Le plateau devient ainsi un tableau aux multiples touches de couleurs. La mise en scène s’autorise toutes les audaces: la caméra donne à chaque geste de Christine, une profondeur stupéfiante. Alors qu’elle prépare le repas, elle découpe un gésier comme elle transpercerait le coeur de Jean. Magnifique. L’épaisseur de chaque son, nous fait entendre son vacarme intérieur. Le moindre déplacement, nous permet de mesurer l’espace clos dans lequel vit cette cuisinière pieuse et loyale qui se crée tout un univers fait de plantes, d’herbier et d’odeurs de pré mouillé. La plus petite expression du visage nous est restituée comme un plan fixe dans lequel notre altérité est célébrée.

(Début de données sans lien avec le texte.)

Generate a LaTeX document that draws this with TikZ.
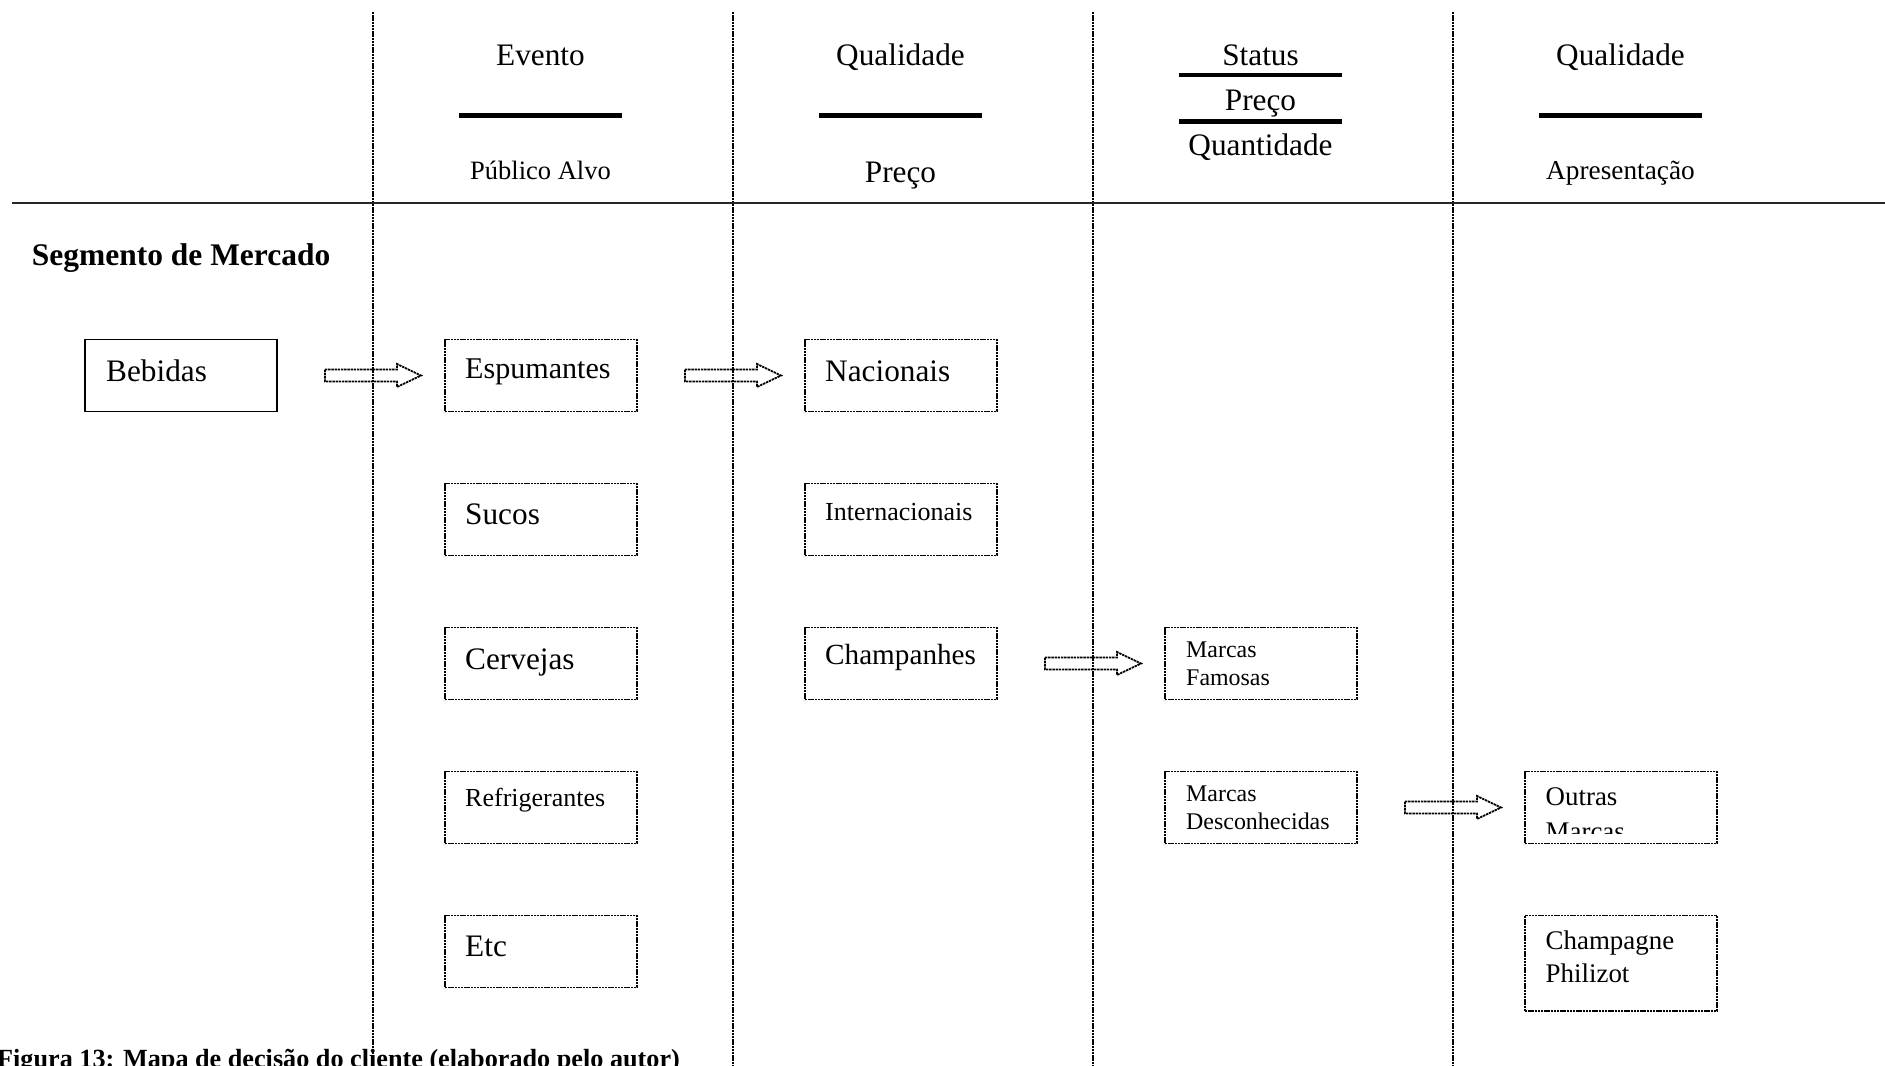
\documentclass[tikz,border=0pt]{standalone}
\usepackage{fontspec}
\setmainfont{Liberation Serif}
\usetikzlibrary{calc}

\newcommand\fsz[1]{\fontsize{#1}{1.2\dimexpr#1pt\relax}\selectfont}

\tikzset{
  every picture/.style={x=1bp,y=-1bp},
  dotline/.style={line width=1.8bp, dash pattern=on 2.4bp off 0.8bp},
  optbox/.style={draw, dotline, minimum width=192bp, minimum height=72bp,
    inner sep=0pt, outer sep=0pt, anchor=north west},
  startbox/.style={draw, line width=1.5bp, minimum width=192bp, minimum height=72bp,
    inner sep=0pt, outer sep=0pt, anchor=north west},
  lbl/.style={inner sep=0pt, anchor=base west, align=left},
  hdr/.style={inner sep=0pt, anchor=base},
  bar/.style={line width=4.5bp},
  rule/.style={line width=2.2bp, black!85},
  fat/.style={dotline, line join=miter},
}

% hollow block arrow between two points (shaft from #1, tip at #2)
\newcommand\blockarrow[2]{%
  \draw[fat] let \p1=(#1), \p2=(#2) in
    (\x1,\y1+6bp) -- (\x2-24bp,\y1+6bp) -- (\x2-24bp,\y1+11.5bp) -- (\x2,\y1)
    -- (\x2-24bp,\y1-11.5bp) -- (\x2-24bp,\y1-6bp) -- (\x1,\y1-6bp) -- cycle;}

\begin{document}
\begin{tikzpicture}
\useasboundingbox (0,0) rectangle (1885,1065);
\clip (0,0) rectangle (1885,1065);

% column separators and header rule
\foreach \cx/\nm in {373/sa,733/sb,1093/sc,1453/sd}{
  \coordinate (\nm top) at (\cx,12);
  \coordinate (\nm bot) at (\cx,1065);
  \draw[dotline] (\nm top) -- (\nm bot);
}
\coordinate (ruleL) at (12,203);
\coordinate (ruleR) at (1885,203);
\draw[rule] (ruleL) -- (ruleR);

% column headers
\node[hdr, font=\fsz{31.4}] (h1a) at (540.5,65) {Evento};
\draw[bar] (459,115.5) -- (621.5,115.5);
\node[hdr, font=\fsz{26.6}] (h1b) at (540.5,179.3) {Público Alvo};

\node[hdr, font=\fsz{31.4}] (h2a) at (900.5,65) {Qualidade};
\draw[bar] (819,115.5) -- (981.5,115.5);
\node[hdr, font=\fsz{31.4}] (h2b) at (900.5,182.3) {Preço};

\node[hdr, font=\fsz{31.4}] (h3a) at (1260.5,65) {Status};
\draw[bar] (1179,75) -- (1342,75);
\node[hdr, font=\fsz{31.4}] (h3b) at (1260.5,110) {Preço};
\draw[bar] (1179,121.3) -- (1342,121.3);
\node[hdr, font=\fsz{31.4}] (h3c) at (1260.5,155) {Quantidade};

\node[hdr, font=\fsz{31.4}] (h4a) at (1620.5,65) {Qualidade};
\draw[bar] (1539.3,115.5) -- (1701.7,115.5);
\node[hdr, font=\fsz{27.4}] (h4b) at (1620.5,179.3) {Apresentação};

\node[lbl, font=\bfseries\fsz{31.6}] (seg) at (31.7,265) {Segmento de Mercado};

% boxes
\node[startbox] (beb) at (85,339.5) {};
\node[optbox] (esp) at (445,339.5) {};
\node[optbox] (suc) at (445,483.5) {};
\node[optbox] (cer) at (445,627.5) {};
\node[optbox] (ref) at (445,771.5) {};
\node[optbox] (etc) at (445,915.5) {};
\node[optbox] (nac) at (805,339.5) {};
\node[optbox] (int) at (805,483.5) {};
\node[optbox] (cha) at (805,627.5) {};
\node[optbox] (fam) at (1165,627.5) {};
\node[optbox] (des) at (1165,771.5) {};
\node[optbox] (out) at (1525,771.5) {};
\node[optbox, minimum height=95.5bp] (phi) at (1525,915.5) {};

% box labels (two-line labels are anchored on their last baseline)
\node[lbl, font=\fsz{31.4}] at ($(beb.north west)+(21,42)$) {Bebidas};
\node[lbl, font=\fsz{30.2}] at ($(esp.north west)+(20,39)$) {Espumantes};
\node[lbl, font=\fsz{31.4}] at ($(suc.north west)+(20,41)$) {Sucos};
\node[lbl, font=\fsz{31.4}] at ($(cer.north west)+(20,41.5)$) {Cervejas};
\node[lbl, font=\fsz{26.1}] at ($(ref.north west)+(20,35)$) {Refrigerantes};
\node[lbl, font=\fsz{31.4}] at ($(etc.north west)+(20,41)$) {Etc};
\node[lbl, font=\fsz{31.4}] at ($(nac.north west)+(20,42)$) {Nacionais};
\node[lbl, font=\fsz{26.1}] at ($(int.north west)+(20,36.5)$) {Internacionais};
\node[lbl, font=\fsz{29.3}] at ($(cha.north west)+(20,36.5)$) {Champanhes};
\node[lbl, font=\fontsize{24}{27.7}\selectfont] at ($(fam.north west)+(21,57.7)$) {Marcas\\Famosas};
\node[lbl, font=\fontsize{24}{27.7}\selectfont] at ($(des.north west)+(21,57.7)$) {Marcas\\Desconhecidas};
\begin{scope}
  \clip (out.north west) rectangle ($(out.south east)+(0,-10.5)$);
  \node[lbl, font=\fontsize{27}{35}\selectfont] at ($(out.north west)+(20.5,68.5)$) {Outras\\Marcas};
\end{scope}
\node[lbl, font=\fontsize{27}{33.7}\selectfont] at ($(phi.north west)+(20.5,67.2)$) {Champagne\\Philizot};

% connectors
\coordinate (a1s) at ($(beb.east)+(48,0)$);
\coordinate (a1e) at ($(esp.west)+(-24,0)$);
\blockarrow{a1s}{a1e}
\coordinate (a2s) at ($(esp.east)+(48,0)$);
\coordinate (a2e) at ($(nac.west)+(-24,0)$);
\blockarrow{a2s}{a2e}
\coordinate (a3s) at ($(cha.east)+(48,0)$);
\coordinate (a3e) at ($(fam.west)+(-24,0)$);
\blockarrow{a3s}{a3e}
\coordinate (a4s) at ($(des.east)+(48,0)$);
\coordinate (a4e) at ($(out.west)+(-24,0)$);
\blockarrow{a4s}{a4e}

% caption
\node[lbl, font=\bfseries\fsz{26.3}] (cap) at (-3,1067)
  {Figura 13: Mapa de decisão do cliente (elaborado pelo autor)};
\end{tikzpicture}
\end{document}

Alors que se trame une tragédie, je m’émerveille face à ce déluge de poésie qui submerge le plateau. Étrange paradoxe d’autant plus qu’à l’urgence des acteurs et des bruiteurs répond la lenteur des images. Elles nous reconstituent comment Christine vit à la fois le conflit de classe sociale entre Julie et Jean et la trahison amoureuse. La lumière presque sombre nous plonge dans ce trou sans fond à peine éclairée par son dialogue avec Dieu. Quand la doublure de Christine passe derrière la caméra, c’est pour nous offrir une mise en abyme stupéfiante : elle met en scène sa propre dramaturgie comme pour répondre à celle de Julie.

À mesure que le film avance, Christine dégage une force étonnante née probablement de son rapport si particulier à la nature et à la beauté. Tout ce qu’elle touche comme domestique, elle le métamorphose comme amante. Majestueux.

Katie Mitchell et Leo Warner créent une forme d’opéra théâtral où les sons et les images transforment la tragédie d’August Strindberg en espace mental où sont projetés nos désirs d’histoires d’amour impossibles.

Sur grand écran.

En dix D.

Pascal Bély, Le Tadorne.

« Kristin, Nach Fräulein Julie » mise en scène par Katie Mitchell et Leo Warner au Festival d’Avignon du 22 au 24 juillet 2011.